* **What you will do**: Skip the pictures and extract all of the lines exactly as written.

+++ Dataset content +++

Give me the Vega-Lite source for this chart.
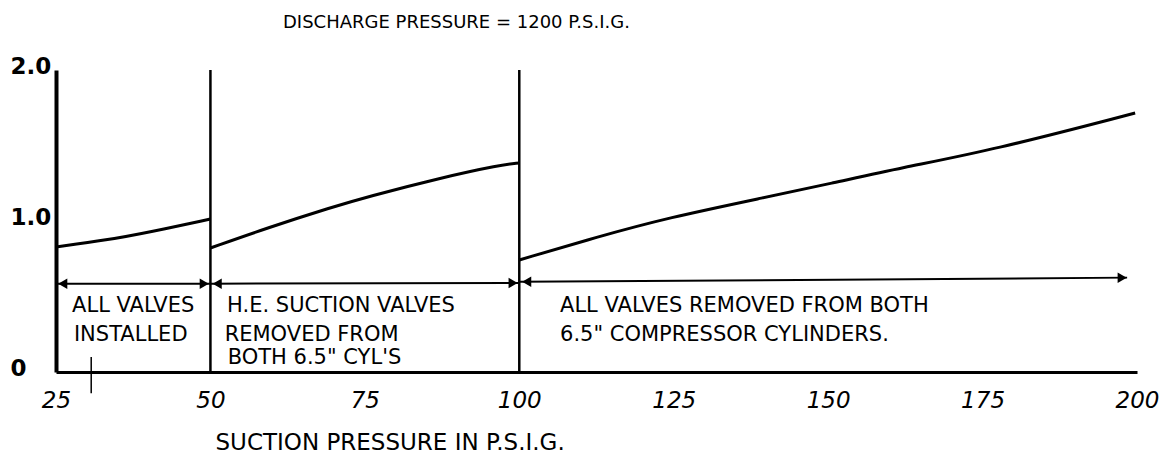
{
  "$schema": "https://vega.github.io/schema/vega-lite/v6.json",
  "width": 1081,
  "height": 302,
  "autosize": {"type": "none"},
  "padding": {"left": 56, "top": 70, "right": 30, "bottom": 84},
  "background": "white",
  "config": {"view": {"stroke": null}, "font": "DejaVu Sans"},
  "title": {
    "text": "DISCHARGE PRESSURE = 1200 P.S.I.G.",
    "anchor": "start",
    "frame": "group",
    "dx": 227,
    "offset": 9,
    "baseline": "alphabetic",
    "fontSize": 18,
    "fontWeight": "normal",
    "color": "black",
    "font": "DejaVu Sans"
  },
  "datasets": {
    "bounds": [
      {"p": 50, "v": 0, "v2": 2},
      {"p": 100, "v": 0, "v2": 2}
    ],
    "mark": [
      {"p": 30.7, "v": -0.14, "v2": 0.1}
    ],
    "curves": [
      {"seg": "A", "p": 25, "v": 0.828},
      {"seg": "A", "p": 33.3, "v": 0.874},
      {"seg": "A", "p": 40.2, "v": 0.927},
      {"seg": "A", "p": 50, "v": 1.013},
      {"seg": "B", "p": 50, "v": 0.821},
      {"seg": "B", "p": 59.2, "v": 0.954},
      {"seg": "B", "p": 69.8, "v": 1.093},
      {"seg": "B", "p": 75.3, "v": 1.159},
      {"seg": "B", "p": 87.2, "v": 1.285},
      {"seg": "B", "p": 96.9, "v": 1.371},
      {"seg": "B", "p": 100, "v": 1.384},
      {"seg": "C", "p": 100, "v": 0.742},
      {"seg": "C", "p": 112.6, "v": 0.894},
      {"seg": "C", "p": 123.9, "v": 1.02},
      {"seg": "C", "p": 140.1, "v": 1.159},
      {"seg": "C", "p": 150.8, "v": 1.252},
      {"seg": "C", "p": 161.6, "v": 1.351},
      {"seg": "C", "p": 176.7, "v": 1.47},
      {"seg": "C", "p": 199.7, "v": 1.715}
    ],
    "shafts": [
      {"p": 25, "v": 0.585, "p2": 50, "v2": 0.585},
      {"p": 50, "v": 0.585, "p2": 100, "v2": 0.59},
      {"p": 100, "v": 0.597, "p2": 198.4, "v2": 0.625}
    ],
    "heads": [
      {"p": 26.1, "v": 0.585, "dir": "left"},
      {"p": 49.0, "v": 0.585, "dir": "right"},
      {"p": 51.1, "v": 0.585, "dir": "left"},
      {"p": 99.0, "v": 0.59, "dir": "right"},
      {"p": 101.2, "v": 0.597, "dir": "left"},
      {"p": 197.6, "v": 0.624, "dir": "right"}
    ],
    "notes": [
      {"p": 27.6, "v": 0.434, "t": "ALL VALVES"},
      {"p": 27.9, "v": 0.245, "t": "INSTALLED"},
      {"p": 52.7, "v": 0.434, "t": "H.E. SUCTION VALVES"},
      {"p": 52.3, "v": 0.245, "t": "REMOVED FROM"},
      {"p": 52.8, "v": 0.09, "t": "BOTH 6.5\" CYL'S"},
      {"p": 106.6, "v": 0.434, "t": "ALL VALVES REMOVED FROM BOTH"},
      {"p": 106.6, "v": 0.245, "t": "6.5\" COMPRESSOR CYLINDERS."}
    ]
  },
  "encoding": {
    "x": {
      "field": "p",
      "type": "quantitative",
      "scale": {"domain": [25, 200], "nice": false, "zero": false},
      "title": "SUCTION PRESSURE IN P.S.I.G.",
      "axis": {
        "values": [25, 50, 75, 100, 125, 150, 175, 200],
        "grid": false,
        "ticks": false,
        "tickSize": 0,
        "domainColor": "black",
        "domainWidth": 3,
        "labelFont": "DejaVu Sans",
        "labelFontSize": 23,
        "labelFontStyle": "italic",
        "labelColor": "black",
        "labelPadding": 28,
        "labelBaseline": "middle",
        "labelFlush": false,
        "labelOverlap": false,
        "titleFont": "DejaVu Sans",
        "titleFontSize": 23,
        "titleFontWeight": "normal",
        "titleColor": "black",
        "titleAnchor": "start",
        "titleAlign": "left",
        "titleBaseline": "middle",
        "titleX": 159,
        "titleY": 70
      }
    },
    "y": {
      "field": "v",
      "type": "quantitative",
      "scale": {"domain": [0, 2], "nice": false},
      "title": null,
      "axis": {
        "values": [0, 1, 2],
        "labelExpr": "datum.value == 0 ? '0' : format(datum.value, '.1f')",
        "grid": false,
        "ticks": false,
        "tickSize": 0,
        "domainColor": "black",
        "domainWidth": 4,
        "labelFont": "DejaVu Sans",
        "labelFontSize": 23,
        "labelFontWeight": "bold",
        "labelColor": "black",
        "labelAlign": "left",
        "labelBaseline": "middle",
        "labelPadding": 46,
        "labelOffset": -4,
        "labelFlush": false,
        "labelOverlap": false
      }
    }
  },
  "layer": [
    {
      "data": {"name": "bounds"},
      "mark": {"type": "rule", "color": "black", "strokeWidth": 2.5},
      "encoding": {"y2": {"field": "v2"}}
    },
    {
      "data": {"name": "mark"},
      "mark": {"type": "rule", "color": "black", "strokeWidth": 1.5},
      "encoding": {"y2": {"field": "v2"}}
    },
    {
      "data": {"name": "curves"},
      "mark": {"type": "line", "color": "black", "strokeWidth": 3, "interpolate": "basis"},
      "encoding": {"detail": {"field": "seg"}}
    },
    {
      "data": {"name": "shafts"},
      "mark": {"type": "rule", "color": "black", "strokeWidth": 2},
      "encoding": {"x2": {"field": "p2"}, "y2": {"field": "v2"}}
    },
    {
      "data": {"name": "heads"},
      "mark": {"type": "point", "filled": true, "color": "black", "size": 110, "opacity": 1},
      "encoding": {
        "shape": {
          "field": "dir",
          "type": "nominal",
          "scale": {"domain": ["left", "right"], "range": ["triangle-left", "triangle-right"]},
          "legend": null
        }
      }
    },
    {
      "data": {"name": "notes"},
      "mark": {"type": "text", "align": "left", "baseline": "middle", "font": "DejaVu Sans", "fontSize": 21, "color": "black"},
      "encoding": {"text": {"field": "t"}}
    }
  ]
}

+++

* **Exercise response**:
Give me the Vega-Lite source for this chart.
{
  "$schema": "https://vega.github.io/schema/vega-lite/v6.json",
  "width": 1081,
  "height": 302,
  "autosize": {"type": "none"},
  "padding": {"left": 56, "top": 70, "right": 30, "bottom": 84},
  "background": "white",
  "config": {"view": {"stroke": null}, "font": "DejaVu Sans"},
  "title": {
    "text": "DISCHARGE PRESSURE = 1200 P.S.I.G.",
    "anchor": "start",
    "frame": "group",
    "dx": 227,
    "offset": 9,
    "baseline": "alphabetic",
    "fontSize": 18,
    "fontWeight": "normal",
    "color": "black",
    "font": "DejaVu Sans"
  },
  "datasets": {
    "bounds": [
      {"p": 50, "v": 0, "v2": 2},
      {"p": 100, "v": 0, "v2": 2}
    ],
    "mark": [
      {"p": 30.7, "v": -0.14, "v2": 0.1}
    ],
    "curves": [
      {"seg": "A", "p": 25, "v": 0.828},
      {"seg": "A", "p": 33.3, "v": 0.874},
      {"seg": "A", "p": 40.2, "v": 0.927},
      {"seg": "A", "p": 50, "v": 1.013},
      {"seg": "B", "p": 50, "v": 0.821},
      {"seg": "B", "p": 59.2, "v": 0.954},
      {"seg": "B", "p": 69.8, "v": 1.093},
      {"seg": "B", "p": 75.3, "v": 1.159},
      {"seg": "B", "p": 87.2, "v": 1.285},
      {"seg": "B", "p": 96.9, "v": 1.371},
      {"seg": "B", "p": 100, "v": 1.384},
      {"seg": "C", "p": 100, "v": 0.742},
      {"seg": "C", "p": 112.6, "v": 0.894},
      {"seg": "C", "p": 123.9, "v": 1.02},
      {"seg": "C", "p": 140.1, "v": 1.159},
      {"seg": "C", "p": 150.8, "v": 1.252},
      {"seg": "C", "p": 161.6, "v": 1.351},
      {"seg": "C", "p": 176.7, "v": 1.47},
      {"seg": "C", "p": 199.7, "v": 1.715}
    ],
    "shafts": [
      {"p": 25, "v": 0.585, "p2": 50, "v2": 0.585},
      {"p": 50, "v": 0.585, "p2": 100, "v2": 0.59},
      {"p": 100, "v": 0.597, "p2": 198.4, "v2": 0.625}
    ],
    "heads": [
      {"p": 26.1, "v": 0.585, "dir": "left"},
      {"p": 49.0, "v": 0.585, "dir": "right"},
      {"p": 51.1, "v": 0.585, "dir": "left"},
      {"p": 99.0, "v": 0.59, "dir": "right"},
      {"p": 101.2, "v": 0.597, "dir": "left"},
      {"p": 197.6, "v": 0.624, "dir": "right"}
    ],
    "notes": [
      {"p": 27.6, "v": 0.434, "t": "ALL VALVES"},
      {"p": 27.9, "v": 0.245, "t": "INSTALLED"},
      {"p": 52.7, "v": 0.434, "t": "H.E. SUCTION VALVES"},
      {"p": 52.3, "v": 0.245, "t": "REMOVED FROM"},
      {"p": 52.8, "v": 0.09, "t": "BOTH 6.5\" CYL'S"},
      {"p": 106.6, "v": 0.434, "t": "ALL VALVES REMOVED FROM BOTH"},
      {"p": 106.6, "v": 0.245, "t": "6.5\" COMPRESSOR CYLINDERS."}
    ]
  },
  "encoding": {
    "x": {
      "field": "p",
      "type": "quantitative",
      "scale": {"domain": [25, 200], "nice": false, "zero": false},
      "title": "SUCTION PRESSURE IN P.S.I.G.",
      "axis": {
        "values": [25, 50, 75, 100, 125, 150, 175, 200],
        "grid": false,
        "ticks": false,
        "tickSize": 0,
        "domainColor": "black",
        "domainWidth": 3,
        "labelFont": "DejaVu Sans",
        "labelFontSize": 23,
        "labelFontStyle": "italic",
        "labelColor": "black",
        "labelPadding": 28,
        "labelBaseline": "middle",
        "labelFlush": false,
        "labelOverlap": false,
        "titleFont": "DejaVu Sans",
        "titleFontSize": 23,
        "titleFontWeight": "normal",
        "titleColor": "black",
        "titleAnchor": "start",
        "titleAlign": "left",
        "titleBaseline": "middle",
        "titleX": 159,
        "titleY": 70
      }
    },
    "y": {
      "field": "v",
      "type": "quantitative",
      "scale": {"domain": [0, 2], "nice": false},
      "title": null,
      "axis": {
        "values": [0, 1, 2],
        "labelExpr": "datum.value == 0 ? '0' : format(datum.value, '.1f')",
        "grid": false,
        "ticks": false,
        "tickSize": 0,
        "domainColor": "black",
        "domainWidth": 4,
        "labelFont": "DejaVu Sans",
        "labelFontSize": 23,
        "labelFontWeight": "bold",
        "labelColor": "black",
        "labelAlign": "left",
        "labelBaseline": "middle",
        "labelPadding": 46,
        "labelOffset": -4,
        "labelFlush": false,
        "labelOverlap": false
      }
    }
  },
  "layer": [
    {
      "data": {"name": "bounds"},
      "mark": {"type": "rule", "color": "black", "strokeWidth": 2.5},
      "encoding": {"y2": {"field": "v2"}}
    },
    {
      "data": {"name": "mark"},
      "mark": {"type": "rule", "color": "black", "strokeWidth": 1.5},
      "encoding": {"y2": {"field": "v2"}}
    },
    {
      "data": {"name": "curves"},
      "mark": {"type": "line", "color": "black", "strokeWidth": 3, "interpolate": "basis"},
      "encoding": {"detail": {"field": "seg"}}
    },
    {
      "data": {"name": "shafts"},
      "mark": {"type": "rule", "color": "black", "strokeWidth": 2},
      "encoding": {"x2": {"field": "p2"}, "y2": {"field": "v2"}}
    },
    {
      "data": {"name": "heads"},
      "mark": {"type": "point", "filled": true, "color": "black", "size": 110, "opacity": 1},
      "encoding": {
        "shape": {
          "field": "dir",
          "type": "nominal",
          "scale": {"domain": ["left", "right"], "range": ["triangle-left", "triangle-right"]},
          "legend": null
        }
      }
    },
    {
      "data": {"name": "notes"},
      "mark": {"type": "text", "align": "left", "baseline": "middle", "font": "DejaVu Sans", "fontSize": 21, "color": "black"},
      "encoding": {"text": {"field": "t"}}
    }
  ]
}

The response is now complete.